Reason #1 why the Mets will regress

I'm planning on writing a large, in depth piece on the shortcomings the Mets will face going forward, and how their success now is unlikely to be sustained over the course of 162 games, but Jim Baker at BP today made a great point regarding the Mets defense, and that's a good piece for discussion to start.

A teaser of the article

>>>>>Playing with the sort function on the BP stats page, we find one of the contributing factors to the Mets' success in 2007: a whale of a Defensive Efficiency outlier. There, amongst the hitters park teams of The Golden Age of the All-Mighty Hurlermen, are the latest installment of the Metropolitans at .741.

This is good for the 23rd-best team mark since 1959--the earliest year included in the BP play-by-play database. (All further references refer to "since 1959" unless otherwise noted.) The most recent team above them are the 1981 Tigers, and the only team in the top 100 that is anywhere near them in vintage are the 2001 Mariners (59th at .735).

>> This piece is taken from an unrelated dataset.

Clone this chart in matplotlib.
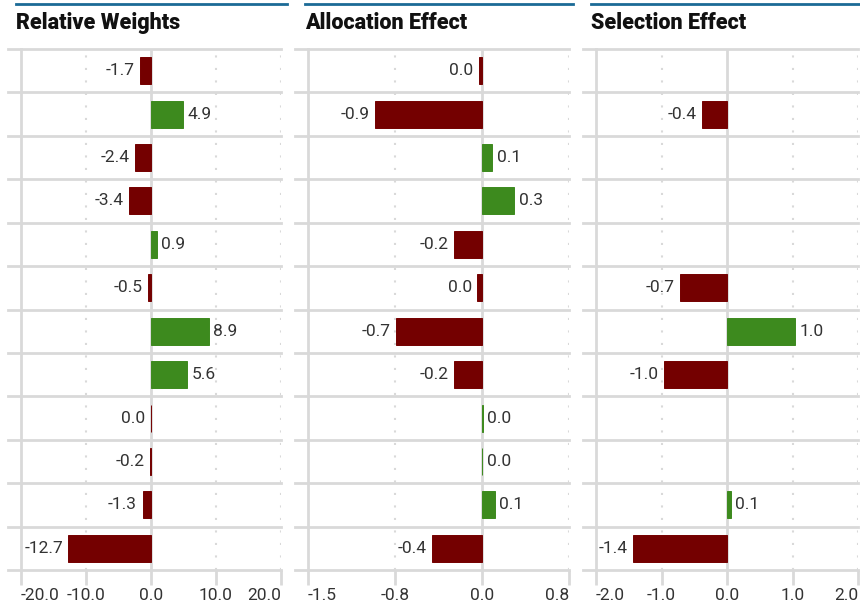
import matplotlib
matplotlib.use('Agg')
import matplotlib.pyplot as plt
import numpy as np

# Data
relative_weights = [-1.7, 4.9, -2.4, -3.4, 0.9, -0.5, 8.9, 5.6, -0.02, -0.2, -1.3, -12.7]
allocation_effect = [-0.03, -0.92, 0.09, 0.28, -0.24, -0.04, -0.74, -0.24, 0.005, 0.004, 0.11, -0.43]
selection_effect = [np.nan, -0.38, np.nan, np.nan, np.nan, -0.72, 1.04, -0.96, np.nan, np.nan, 0.06, -1.43]

titles = ['Relative Weights', 'Allocation Effect', 'Selection Effect']
limits = [(-20, 20), (-1.5, 0.75), (-2, 2)]
ticks = [[-20, -10, 0, 10, 20], [-1.5, -0.75, 0, 0.75], [-2, -1, 0, 1, 2]]

POS = '#3d8a1e'
NEG = '#740000'
GRID = '#d9d9d9'
TXT = '#333333'

plt.rcParams['font.family'] = ['Roboto', 'DejaVu Sans']

W, H = 860, 607
fig = plt.figure(figsize=(W / 100, H / 100), dpi=100)

# axes left/right edges in pixels
panels = [(21, 281), (308, 569), (596, 858)]
top, bottom = 49, 570
title_x = [16, 305, 591]
line_span = [(16, 287), (305, 573), (591, 860)]


def fmt(v):
    s = f'{v:.1f}'
    return '0.0' if s == '-0.0' else s


def draw_panel(ax, values, lim, tks):
    n = len(values)
    y = np.arange(n)
    vals = np.array(values, dtype=float)
    colors = [POS if v >= 0 else NEG for v in np.nan_to_num(vals)]
    mask = ~np.isnan(vals)
    ax.barh(y[mask], vals[mask], height=0.62, color=np.array(colors)[mask],
            edgecolor=np.array(colors)[mask], linewidth=0.7, zorder=3)
    ax.set_xlim(*lim)
    ax.set_ylim(n - 0.5, -0.5)
    ax.set_yticks([])
    ax.set_xticks(tks)
    labels = ax.set_xticklabels([f'{t:.1f}' for t in tks], fontsize=12.5, color=TXT)
    labels[0].set_ha('left')
    labels[-1].set_ha('right')
    ax.tick_params(axis='x', length=11, width=2, color=GRID, pad=2)
    for s in ['top', 'right', 'bottom']:
        ax.spines[s].set_visible(False)
    ax.spines['left'].set_color(GRID)
    ax.spines['left'].set_linewidth(2)
    ax.spines['left'].set_bounds(n - 0.5, -0.5)

    # vertical grid
    for t in tks[1:]:
        if t == 0:
            ax.axvline(0, color=GRID, lw=2, zorder=1)
        else:
            ax.axvline(t, color=GRID, lw=1.5, ls=(0, (1, 5)), zorder=1)

    # row separators, extending a bit to the left of the axis
    ext = -13 / (ax.get_position().width * W)
    for k in range(n + 1):
        ax.plot([ext, 1.0], [k - 0.5, k - 0.5], color=GRID, lw=2,
                transform=ax.get_yaxis_transform(), clip_on=False, zorder=2)

    # value labels
    for yi, v in zip(y, vals):
        if np.isnan(v):
            continue
        if v < 0:
            ax.annotate(fmt(v), (v, yi), xytext=(-4, 0), textcoords='offset points',
                        ha='right', va='center', fontsize=12.5, color=TXT)
        else:
            ax.annotate(fmt(v), (v, yi), xytext=(3, 0), textcoords='offset points',
                        ha='left', va='center', fontsize=12.5, color=TXT)


all_values = [relative_weights, allocation_effect, selection_effect]
for i in range(3):
    l, r = panels[i]
    ax = fig.add_axes([l / W, 1 - bottom / H, (r - l) / W, (bottom - top) / H])
    draw_panel(ax, all_values[i], limits[i], ticks[i])
    fig.text(title_x[i] / W, 1 - 23 / H, titles[i], fontsize=15.5, fontweight='black',
             color='#111111', ha='left', va='center')
    x0, x1 = line_span[i]
    fig.add_artist(plt.Line2D([x0 / W, x1 / W], [1 - 4 / H, 1 - 4 / H],
                              color='#1b6a96', lw=2))

fig.savefig('out.png', dpi=100)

Are the Mets really this good? Yes and no. There are a couple of things at play here. For one, scoring is depressed, so a number of current teams are insinuating themselves into a Defensive Efficiency level that few post-strike teams have managed before. Looking at just the seasons since 1994, seven of the top 20 "Def-Effs" belong to 2007 clubs. The big league average so far is .705. Compare this with 1999, when the average was 10 points lower.<<<<<<<

So, they are benefiting from a marvelous run of team defense, but if we look at the core, is this type of run sustainable? My guess is, no. For this, I'll use a simple, easily calculatable metric, FRAR per Game. For the main players, I'll list their 2007 FRAR/G, then their 2006 number, followed by their career number. Remember, the higher the better, as FRAR calculates how many runs above replacement player the fielder saved

Lo Duca, 2007: .30/G
Lo Duca, 2006: .13/G
Lo Duca, TOTL: .19/G

Delgado, 2007: .20/G
Delgado, 2006: .01/G
Delgado, TOTL: .04/G

Easley, 2007: .20/G
Easley, 2006: .22/G (only 9 games played)
Easley, TOTL: .16/G

Reyes, 2007: .31/G
Reyes, 2006: .03/G
Reyes, TOTL: .11/G

Wright, 2007: .05/G
Wright, 2006: .15/G
Wright, TOTL: .10/G

Chavez, 2007: .22/G
Chavez, 2006: .12/G
Chavez, TOTL: .13/G

Beltran, 2007: .32/G
Beltran, 2006: .23/G
Beltran, TOTL: .17/G

Green, 2007: .05/G
Green, 2006: -.02/G
Green, TOTL: .10/G

When you digest this, you realize that everyone in the Mets starting 8, except David Wright, is playing over their head defensively, in some cases, far out of line with their career numbers. Is Carlos Delgado suddenly a gold glove 1B? Probably fact, I know he isn't. However, these strong early season performances are correlating to the luck the Mets have had, and they are just as likely to regress closer to the mean as the season progresses. Reyes and Delgado are the two I think that could move backwards a good bit, and Wright might move in the positive direction, but overall, you should see this even itself out. If not, well, the Mets will be impossible to catch.